Russian forces have detained Ukrainian prisoners of war in horrible conditions, subjecting them to beatings and denying them food to the point where many became severely undernourished, a senior Ukrainian government official said on Thursday.
The captors held so-called meetings in which prisoners were forced to run a gauntlet through a barrage of blows from rubber batons, said Dmytro Lubinets, the Ukrainian parliamentary commissioner for human rights.
“These batons even broke, and after that they used wooden sticks,” he told journalists.
Around 800 prisoners of war have been returned to Ukraine in roughly 20 exchanges since Russia’s invasion began in February, according to Andriy Yusov, who represents the intelligence department in Ukraine’s ministry of defense. His statement to journalists gave no details of the mechanism for the swaps and did not say how many Russians were exchanged.
The treatment of prisoners of war is an emotional issue for Ukraine, which holds its fighters in high esteem for their defense of the country. Evidence of Russian abuses of captives, aside from being an apparent violation of the Geneva Conventions, has fueled outrage and added to a litany of reports of Russian war crimes.
The reports include the massacre of civilians in communities outside the capital Kyiv early in the conflict, the bombing of a maternity ward and a theater where civilians were sheltering in the southern city of Mariupol and rocket attacks on civilian targets including apartment buildings, shopping malls, train stations and busy public squares.
In addition, Ukraine is compiling evidence about an explosion in July that killed at least 50 prisoners of war at a Russian prison camp in Donetsk Province, in eastern Ukraine.

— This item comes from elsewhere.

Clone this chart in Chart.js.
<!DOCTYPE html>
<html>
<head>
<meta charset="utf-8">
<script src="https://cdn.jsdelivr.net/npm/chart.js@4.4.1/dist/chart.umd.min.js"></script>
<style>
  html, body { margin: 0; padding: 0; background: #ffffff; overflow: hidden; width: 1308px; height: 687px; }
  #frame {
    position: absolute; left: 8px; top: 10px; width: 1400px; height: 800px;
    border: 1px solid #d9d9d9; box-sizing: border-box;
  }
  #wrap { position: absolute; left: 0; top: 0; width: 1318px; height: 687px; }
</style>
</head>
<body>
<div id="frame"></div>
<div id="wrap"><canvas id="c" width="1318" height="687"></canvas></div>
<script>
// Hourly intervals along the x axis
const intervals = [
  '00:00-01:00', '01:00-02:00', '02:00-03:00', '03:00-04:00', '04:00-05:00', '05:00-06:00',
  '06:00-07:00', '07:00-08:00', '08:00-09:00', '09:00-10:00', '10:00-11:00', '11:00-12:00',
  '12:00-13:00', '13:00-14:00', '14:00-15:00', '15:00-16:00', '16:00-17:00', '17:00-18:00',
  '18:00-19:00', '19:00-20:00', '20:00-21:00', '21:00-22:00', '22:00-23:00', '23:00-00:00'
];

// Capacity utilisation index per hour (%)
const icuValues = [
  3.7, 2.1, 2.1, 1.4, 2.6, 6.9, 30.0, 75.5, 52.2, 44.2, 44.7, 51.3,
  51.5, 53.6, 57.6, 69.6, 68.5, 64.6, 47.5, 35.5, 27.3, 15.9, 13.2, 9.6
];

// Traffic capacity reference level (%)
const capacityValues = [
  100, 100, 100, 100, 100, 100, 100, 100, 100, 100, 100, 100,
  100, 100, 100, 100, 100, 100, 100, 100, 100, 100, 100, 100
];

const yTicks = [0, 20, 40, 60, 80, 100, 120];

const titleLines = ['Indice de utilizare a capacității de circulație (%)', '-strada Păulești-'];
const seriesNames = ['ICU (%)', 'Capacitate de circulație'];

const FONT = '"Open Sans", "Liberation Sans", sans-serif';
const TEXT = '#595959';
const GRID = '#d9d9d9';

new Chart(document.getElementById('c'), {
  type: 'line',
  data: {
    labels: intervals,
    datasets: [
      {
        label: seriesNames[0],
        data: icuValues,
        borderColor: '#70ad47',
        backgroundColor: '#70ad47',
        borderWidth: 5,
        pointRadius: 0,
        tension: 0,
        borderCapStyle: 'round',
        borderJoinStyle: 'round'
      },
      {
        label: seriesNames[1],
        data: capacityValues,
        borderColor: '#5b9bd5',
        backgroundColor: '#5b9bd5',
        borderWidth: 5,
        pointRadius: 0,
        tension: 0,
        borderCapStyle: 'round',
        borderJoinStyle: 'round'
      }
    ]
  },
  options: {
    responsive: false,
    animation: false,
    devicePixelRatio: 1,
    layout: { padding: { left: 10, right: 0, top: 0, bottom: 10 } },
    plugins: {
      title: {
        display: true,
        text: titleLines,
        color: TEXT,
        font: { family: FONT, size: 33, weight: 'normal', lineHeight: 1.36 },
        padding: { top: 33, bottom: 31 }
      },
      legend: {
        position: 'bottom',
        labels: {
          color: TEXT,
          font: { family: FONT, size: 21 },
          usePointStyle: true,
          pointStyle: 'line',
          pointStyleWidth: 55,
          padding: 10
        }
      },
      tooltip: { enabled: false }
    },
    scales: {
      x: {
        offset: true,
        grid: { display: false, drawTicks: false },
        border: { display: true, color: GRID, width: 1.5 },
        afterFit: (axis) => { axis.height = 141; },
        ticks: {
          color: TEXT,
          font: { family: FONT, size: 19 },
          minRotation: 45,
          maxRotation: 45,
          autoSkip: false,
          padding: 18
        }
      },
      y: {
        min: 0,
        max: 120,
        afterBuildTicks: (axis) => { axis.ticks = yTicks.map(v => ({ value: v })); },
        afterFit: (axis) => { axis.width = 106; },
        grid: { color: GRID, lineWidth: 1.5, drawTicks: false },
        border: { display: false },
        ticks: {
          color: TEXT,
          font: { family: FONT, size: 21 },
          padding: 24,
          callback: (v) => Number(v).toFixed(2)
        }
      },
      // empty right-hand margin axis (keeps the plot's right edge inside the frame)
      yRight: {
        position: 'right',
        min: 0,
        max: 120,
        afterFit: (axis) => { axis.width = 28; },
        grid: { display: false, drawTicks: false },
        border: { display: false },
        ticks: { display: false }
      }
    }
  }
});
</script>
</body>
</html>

Russia said Ukrainian forces shelled the camp, but Ukraine said it was a war crime committed by Russian forces. Some of those killed had fought to defend a steelworks during a siege in the port city of Mariupol that became a symbol of the country’s suffering.
President Volodymyr Zelensky signaled the national importance of prisoners in a speech delivered late on Wednesday. “We remember all our people and try to free each and every one of them from captivity, not a single Ukrainian has been forgotten,” he said.
Mr. Lubinets said that the prisoners he had spoken with were held in “terrible conditions,” given little food or water, no toilet paper, soap, or toothbrushes and were also forced to sleep on concrete floors without blankets or mattresses. All the prisoners lost weight, he said.
Ukrainian officials have avoided giving details of prisoner trades or saying how many prisoners it holds, citing security reasons. But on Thursday a senior official in the president’s office, Andriy Yermak, said that six people, including four marines who had fought at Mariupol and two civilians, were returned in a swap.
Military experts say that Ukraine had netted many new Russian prisoners during a recent counteroffensive in the northeast.